» **Data section**
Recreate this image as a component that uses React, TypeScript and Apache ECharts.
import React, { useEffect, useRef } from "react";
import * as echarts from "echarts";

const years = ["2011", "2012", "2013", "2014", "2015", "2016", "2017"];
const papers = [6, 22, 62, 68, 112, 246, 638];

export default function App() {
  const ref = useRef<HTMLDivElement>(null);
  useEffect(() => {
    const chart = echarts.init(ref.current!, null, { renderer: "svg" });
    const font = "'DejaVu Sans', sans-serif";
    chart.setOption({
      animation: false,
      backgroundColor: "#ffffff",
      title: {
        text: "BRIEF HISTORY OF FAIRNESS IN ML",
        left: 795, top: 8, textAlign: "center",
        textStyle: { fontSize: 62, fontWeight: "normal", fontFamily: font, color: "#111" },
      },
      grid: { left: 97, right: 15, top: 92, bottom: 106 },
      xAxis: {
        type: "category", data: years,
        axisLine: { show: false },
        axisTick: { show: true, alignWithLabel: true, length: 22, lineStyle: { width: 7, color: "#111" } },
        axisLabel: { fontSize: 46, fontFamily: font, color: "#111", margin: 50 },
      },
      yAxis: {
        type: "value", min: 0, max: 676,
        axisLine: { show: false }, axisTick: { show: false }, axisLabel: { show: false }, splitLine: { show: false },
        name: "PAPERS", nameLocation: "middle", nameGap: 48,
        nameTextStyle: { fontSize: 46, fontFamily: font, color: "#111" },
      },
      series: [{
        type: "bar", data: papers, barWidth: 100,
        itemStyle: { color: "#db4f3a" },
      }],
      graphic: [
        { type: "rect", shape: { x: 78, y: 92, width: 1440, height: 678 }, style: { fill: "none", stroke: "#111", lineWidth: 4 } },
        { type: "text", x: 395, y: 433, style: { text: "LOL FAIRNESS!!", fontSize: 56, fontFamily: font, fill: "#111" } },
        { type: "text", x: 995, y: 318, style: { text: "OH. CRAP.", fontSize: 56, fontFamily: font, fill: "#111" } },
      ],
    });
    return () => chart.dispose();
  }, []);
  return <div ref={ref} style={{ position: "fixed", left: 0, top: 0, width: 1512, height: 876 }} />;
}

» **What this task involves**
Give only the number of lines in the data that hold the word "React".

» **Task output**
2